Speaking in what appeared to be a carefully scripted televised meeting with President Vladimir V. Putin of Russia, Foreign Minister Sergey V. Lavrov said that he supported continuing negotiations with the West on the “security guarantees” Russia has been demanding of the United States and NATO.
“I believe that our possibilities are far from exhausted,” Mr. Lavrov said, referring to Russia’s negotiations with the West. “I would propose continuing and intensifying them.”

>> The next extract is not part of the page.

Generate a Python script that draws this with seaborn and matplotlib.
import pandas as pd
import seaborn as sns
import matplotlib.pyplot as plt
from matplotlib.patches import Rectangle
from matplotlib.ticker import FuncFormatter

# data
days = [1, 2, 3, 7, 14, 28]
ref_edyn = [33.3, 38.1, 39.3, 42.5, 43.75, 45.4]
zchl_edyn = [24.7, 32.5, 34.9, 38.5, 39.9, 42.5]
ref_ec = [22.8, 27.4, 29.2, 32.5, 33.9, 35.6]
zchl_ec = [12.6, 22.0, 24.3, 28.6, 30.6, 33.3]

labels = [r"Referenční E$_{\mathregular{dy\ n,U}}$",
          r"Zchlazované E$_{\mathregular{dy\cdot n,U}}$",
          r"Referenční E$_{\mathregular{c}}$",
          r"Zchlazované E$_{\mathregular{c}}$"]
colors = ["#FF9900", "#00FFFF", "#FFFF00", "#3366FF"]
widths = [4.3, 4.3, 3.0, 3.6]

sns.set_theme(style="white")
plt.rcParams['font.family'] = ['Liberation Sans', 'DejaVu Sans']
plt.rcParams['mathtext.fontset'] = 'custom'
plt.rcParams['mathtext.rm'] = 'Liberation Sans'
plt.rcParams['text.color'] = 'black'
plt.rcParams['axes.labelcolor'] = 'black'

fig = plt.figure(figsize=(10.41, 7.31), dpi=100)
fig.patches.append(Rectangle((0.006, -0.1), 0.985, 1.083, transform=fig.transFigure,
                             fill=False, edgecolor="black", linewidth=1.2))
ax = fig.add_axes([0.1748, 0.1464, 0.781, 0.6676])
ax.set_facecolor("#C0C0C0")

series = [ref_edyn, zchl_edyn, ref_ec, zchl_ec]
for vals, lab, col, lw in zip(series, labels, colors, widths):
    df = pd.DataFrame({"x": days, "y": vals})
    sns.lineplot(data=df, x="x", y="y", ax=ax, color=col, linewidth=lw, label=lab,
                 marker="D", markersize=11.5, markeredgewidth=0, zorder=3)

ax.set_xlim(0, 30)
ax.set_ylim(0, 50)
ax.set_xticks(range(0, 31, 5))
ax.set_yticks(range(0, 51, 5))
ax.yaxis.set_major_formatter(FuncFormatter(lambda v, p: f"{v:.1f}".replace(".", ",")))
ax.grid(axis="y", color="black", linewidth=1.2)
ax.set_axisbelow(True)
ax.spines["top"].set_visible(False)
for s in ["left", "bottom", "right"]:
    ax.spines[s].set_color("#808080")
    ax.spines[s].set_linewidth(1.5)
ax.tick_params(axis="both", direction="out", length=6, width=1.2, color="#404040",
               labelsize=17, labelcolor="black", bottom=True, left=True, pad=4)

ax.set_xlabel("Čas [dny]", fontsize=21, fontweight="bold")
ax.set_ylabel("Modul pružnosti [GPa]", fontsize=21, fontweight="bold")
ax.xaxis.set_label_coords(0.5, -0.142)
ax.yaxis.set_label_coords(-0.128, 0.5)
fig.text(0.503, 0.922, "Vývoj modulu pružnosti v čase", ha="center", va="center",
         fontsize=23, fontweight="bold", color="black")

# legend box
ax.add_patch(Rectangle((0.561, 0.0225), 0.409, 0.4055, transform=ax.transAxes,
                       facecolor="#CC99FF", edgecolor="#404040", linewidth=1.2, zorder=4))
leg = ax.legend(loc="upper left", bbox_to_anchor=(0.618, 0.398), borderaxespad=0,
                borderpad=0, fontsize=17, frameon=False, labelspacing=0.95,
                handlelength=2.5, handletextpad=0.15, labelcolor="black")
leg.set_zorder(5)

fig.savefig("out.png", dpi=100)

Mr. Putin responded simply: “Good.”
I don't put much stock in a scripted presentation for the cameras when Russian and Belarusian war planes are screaming overhead near Ukraine's border and Russian warships are sailing through the Bosporus to the Black Sea; when Putin has had 100,000 ground troops massed on the border for a month in the dead of winter; when he has his generals and admirals running around preparing for war assiduously. The Russian Foreign Ministry said in December that talks with the West would not be dragged out, that that was a Western game that they were not going to play again. Well, here we are in mid-February. If it is true, as Lavrov says, that diplomatic possibilities still "are far from exhausted," the Russian military is, and it would not be American disinformation that the generals are bitching about Putin.
And I know this: the West has to give Russia something for, in none other than Fiona Hill's words, "Russia's legitimate security concerns"--and it should:
The televised meeting was a signal that Russia might continue using the threat of an invasion of Ukraine to try to squeeze diplomatic concessions from the West, rather than resorting to immediate military action.

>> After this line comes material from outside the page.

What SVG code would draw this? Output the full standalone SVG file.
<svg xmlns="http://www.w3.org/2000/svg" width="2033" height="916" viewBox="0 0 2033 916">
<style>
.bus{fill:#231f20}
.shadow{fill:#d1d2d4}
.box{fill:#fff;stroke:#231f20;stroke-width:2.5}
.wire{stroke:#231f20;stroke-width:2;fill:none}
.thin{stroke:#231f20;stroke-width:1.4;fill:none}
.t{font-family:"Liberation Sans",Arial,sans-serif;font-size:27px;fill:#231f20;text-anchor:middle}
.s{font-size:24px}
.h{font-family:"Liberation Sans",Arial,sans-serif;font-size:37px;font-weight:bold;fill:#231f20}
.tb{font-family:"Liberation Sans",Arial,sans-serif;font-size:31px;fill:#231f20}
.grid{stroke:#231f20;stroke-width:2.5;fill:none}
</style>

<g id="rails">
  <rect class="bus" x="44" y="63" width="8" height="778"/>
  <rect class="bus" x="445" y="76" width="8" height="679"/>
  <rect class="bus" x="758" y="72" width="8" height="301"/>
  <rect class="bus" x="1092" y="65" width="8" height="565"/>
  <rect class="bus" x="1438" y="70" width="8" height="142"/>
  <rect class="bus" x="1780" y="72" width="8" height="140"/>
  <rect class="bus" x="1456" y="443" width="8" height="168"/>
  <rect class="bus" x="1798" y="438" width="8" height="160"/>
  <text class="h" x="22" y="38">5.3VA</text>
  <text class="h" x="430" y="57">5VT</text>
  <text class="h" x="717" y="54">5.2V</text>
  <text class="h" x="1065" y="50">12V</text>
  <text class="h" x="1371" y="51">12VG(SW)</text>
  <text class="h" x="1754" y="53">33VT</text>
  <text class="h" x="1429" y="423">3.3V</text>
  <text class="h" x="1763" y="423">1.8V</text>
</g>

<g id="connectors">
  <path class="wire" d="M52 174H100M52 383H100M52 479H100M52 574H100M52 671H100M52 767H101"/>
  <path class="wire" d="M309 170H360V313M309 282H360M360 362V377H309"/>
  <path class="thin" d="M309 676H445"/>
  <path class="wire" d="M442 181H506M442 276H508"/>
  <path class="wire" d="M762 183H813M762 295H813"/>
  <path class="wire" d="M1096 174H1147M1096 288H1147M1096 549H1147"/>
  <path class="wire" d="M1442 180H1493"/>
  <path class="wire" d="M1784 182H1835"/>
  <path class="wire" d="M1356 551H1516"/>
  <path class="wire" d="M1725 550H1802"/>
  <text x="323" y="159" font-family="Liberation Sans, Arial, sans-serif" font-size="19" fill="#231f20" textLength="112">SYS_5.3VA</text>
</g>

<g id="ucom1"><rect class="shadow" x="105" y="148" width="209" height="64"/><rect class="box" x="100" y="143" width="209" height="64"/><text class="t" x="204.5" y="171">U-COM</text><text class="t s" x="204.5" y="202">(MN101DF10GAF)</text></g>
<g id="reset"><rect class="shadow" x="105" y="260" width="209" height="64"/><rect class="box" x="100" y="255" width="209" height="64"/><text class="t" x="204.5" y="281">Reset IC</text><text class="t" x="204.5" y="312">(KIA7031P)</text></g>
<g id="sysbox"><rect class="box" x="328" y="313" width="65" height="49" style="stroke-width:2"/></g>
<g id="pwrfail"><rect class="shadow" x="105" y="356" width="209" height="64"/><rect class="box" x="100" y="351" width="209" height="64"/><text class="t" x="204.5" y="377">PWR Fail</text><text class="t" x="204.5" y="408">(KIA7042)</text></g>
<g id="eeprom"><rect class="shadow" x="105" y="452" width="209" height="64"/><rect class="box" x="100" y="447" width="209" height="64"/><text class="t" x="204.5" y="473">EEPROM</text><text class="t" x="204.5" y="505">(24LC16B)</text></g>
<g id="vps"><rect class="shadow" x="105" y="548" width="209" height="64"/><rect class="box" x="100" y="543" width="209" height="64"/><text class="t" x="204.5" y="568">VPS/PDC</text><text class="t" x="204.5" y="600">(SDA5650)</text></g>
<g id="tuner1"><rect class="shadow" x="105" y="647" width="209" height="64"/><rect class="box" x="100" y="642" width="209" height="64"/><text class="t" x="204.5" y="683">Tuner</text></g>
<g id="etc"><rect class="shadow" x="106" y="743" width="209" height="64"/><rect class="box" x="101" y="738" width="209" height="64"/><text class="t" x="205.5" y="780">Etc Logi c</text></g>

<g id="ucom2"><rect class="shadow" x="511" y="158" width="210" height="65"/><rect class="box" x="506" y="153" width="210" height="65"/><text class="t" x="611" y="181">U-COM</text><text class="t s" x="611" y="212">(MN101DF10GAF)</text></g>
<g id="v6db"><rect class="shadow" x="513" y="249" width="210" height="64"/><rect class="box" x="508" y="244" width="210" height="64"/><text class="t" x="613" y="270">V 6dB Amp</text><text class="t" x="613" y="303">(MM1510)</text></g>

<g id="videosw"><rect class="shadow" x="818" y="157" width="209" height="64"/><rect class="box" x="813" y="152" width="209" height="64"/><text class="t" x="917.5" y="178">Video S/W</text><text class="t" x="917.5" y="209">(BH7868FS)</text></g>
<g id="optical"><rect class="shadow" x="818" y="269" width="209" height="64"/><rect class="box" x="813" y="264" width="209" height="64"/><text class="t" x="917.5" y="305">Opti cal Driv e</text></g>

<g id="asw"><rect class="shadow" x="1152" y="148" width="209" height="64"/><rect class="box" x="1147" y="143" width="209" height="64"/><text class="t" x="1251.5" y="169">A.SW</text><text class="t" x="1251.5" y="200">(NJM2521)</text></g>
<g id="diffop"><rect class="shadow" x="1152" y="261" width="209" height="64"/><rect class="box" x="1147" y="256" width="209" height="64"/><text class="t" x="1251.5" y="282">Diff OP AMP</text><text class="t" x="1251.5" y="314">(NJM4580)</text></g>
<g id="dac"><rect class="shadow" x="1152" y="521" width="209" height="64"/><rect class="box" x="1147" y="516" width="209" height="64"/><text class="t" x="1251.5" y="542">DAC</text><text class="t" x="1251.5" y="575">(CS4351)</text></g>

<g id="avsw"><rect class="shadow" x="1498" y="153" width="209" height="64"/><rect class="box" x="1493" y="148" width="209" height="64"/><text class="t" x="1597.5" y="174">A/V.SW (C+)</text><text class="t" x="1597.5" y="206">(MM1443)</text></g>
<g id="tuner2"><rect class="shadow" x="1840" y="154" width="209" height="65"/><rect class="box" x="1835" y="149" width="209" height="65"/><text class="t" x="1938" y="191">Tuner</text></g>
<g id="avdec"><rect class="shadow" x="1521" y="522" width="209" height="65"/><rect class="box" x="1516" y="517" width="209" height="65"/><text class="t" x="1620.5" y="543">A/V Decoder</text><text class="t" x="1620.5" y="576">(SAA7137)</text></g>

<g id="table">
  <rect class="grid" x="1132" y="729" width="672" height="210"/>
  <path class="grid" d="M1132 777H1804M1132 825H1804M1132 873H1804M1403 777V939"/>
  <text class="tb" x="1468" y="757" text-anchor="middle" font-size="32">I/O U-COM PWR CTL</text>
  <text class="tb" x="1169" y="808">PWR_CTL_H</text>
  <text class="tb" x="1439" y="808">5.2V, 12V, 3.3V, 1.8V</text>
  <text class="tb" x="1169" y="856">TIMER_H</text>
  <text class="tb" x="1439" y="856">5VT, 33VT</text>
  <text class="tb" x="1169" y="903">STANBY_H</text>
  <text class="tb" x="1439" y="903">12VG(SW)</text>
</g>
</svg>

1)Moscow has demanded that Ukraine never be allowed to join NATO and has also called for 2) a rollback of NATO forces from across Eastern Europe.

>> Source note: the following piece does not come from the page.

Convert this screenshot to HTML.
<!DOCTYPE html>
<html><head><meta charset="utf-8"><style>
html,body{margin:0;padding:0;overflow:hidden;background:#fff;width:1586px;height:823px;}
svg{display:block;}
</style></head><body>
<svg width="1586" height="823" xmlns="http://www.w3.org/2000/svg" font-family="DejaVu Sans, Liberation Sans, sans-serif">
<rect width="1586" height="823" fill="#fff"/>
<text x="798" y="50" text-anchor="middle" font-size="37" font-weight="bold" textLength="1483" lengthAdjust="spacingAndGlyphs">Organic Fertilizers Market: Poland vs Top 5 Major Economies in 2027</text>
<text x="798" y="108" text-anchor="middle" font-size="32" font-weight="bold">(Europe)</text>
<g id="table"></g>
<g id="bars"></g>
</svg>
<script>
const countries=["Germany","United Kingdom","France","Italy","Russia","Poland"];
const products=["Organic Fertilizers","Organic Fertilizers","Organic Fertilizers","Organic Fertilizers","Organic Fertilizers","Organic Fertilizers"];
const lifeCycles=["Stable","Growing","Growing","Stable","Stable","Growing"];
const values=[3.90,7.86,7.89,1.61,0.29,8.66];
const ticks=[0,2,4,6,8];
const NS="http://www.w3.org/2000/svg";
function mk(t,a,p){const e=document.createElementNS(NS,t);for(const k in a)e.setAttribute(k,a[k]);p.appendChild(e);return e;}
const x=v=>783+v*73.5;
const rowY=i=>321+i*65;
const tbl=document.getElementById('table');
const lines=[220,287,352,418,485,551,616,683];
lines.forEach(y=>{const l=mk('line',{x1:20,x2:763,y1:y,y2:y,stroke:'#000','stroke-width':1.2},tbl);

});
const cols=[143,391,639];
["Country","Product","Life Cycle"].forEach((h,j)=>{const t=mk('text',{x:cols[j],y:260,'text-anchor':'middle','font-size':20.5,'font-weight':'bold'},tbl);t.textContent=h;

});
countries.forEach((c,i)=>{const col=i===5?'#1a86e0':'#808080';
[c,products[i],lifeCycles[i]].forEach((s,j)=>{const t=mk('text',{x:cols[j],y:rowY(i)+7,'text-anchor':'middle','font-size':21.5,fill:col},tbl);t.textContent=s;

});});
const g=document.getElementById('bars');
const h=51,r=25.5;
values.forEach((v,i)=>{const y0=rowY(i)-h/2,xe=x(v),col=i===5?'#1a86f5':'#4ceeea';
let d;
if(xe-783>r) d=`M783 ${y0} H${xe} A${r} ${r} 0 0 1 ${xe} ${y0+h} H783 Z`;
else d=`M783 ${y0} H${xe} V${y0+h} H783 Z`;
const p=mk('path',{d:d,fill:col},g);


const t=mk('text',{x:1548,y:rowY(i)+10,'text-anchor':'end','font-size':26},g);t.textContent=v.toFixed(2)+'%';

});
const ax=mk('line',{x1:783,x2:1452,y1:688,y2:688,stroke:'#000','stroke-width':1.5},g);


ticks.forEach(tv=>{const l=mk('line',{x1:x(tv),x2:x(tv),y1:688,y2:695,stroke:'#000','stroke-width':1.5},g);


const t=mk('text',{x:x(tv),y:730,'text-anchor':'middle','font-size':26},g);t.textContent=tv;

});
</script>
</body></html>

I have less tolerance for bullshit meetings than anyone I know. Meetings would be short were I a diplomat which manifestly I am not. Russian demand one would be granted by me. Russian demand two would be granted in principle: define "rollback."
The West's response:
The U.S. and NATO formally rejected those demands, but they proposed several areas — including nuclear arms control and limits on military exercises — where they were willing to negotiate.
I have no idea if the West's proposal on Russian demand two meets specs, I could see how it might, but with formal rejection of Russian demand one that would be the end of the meeting with me.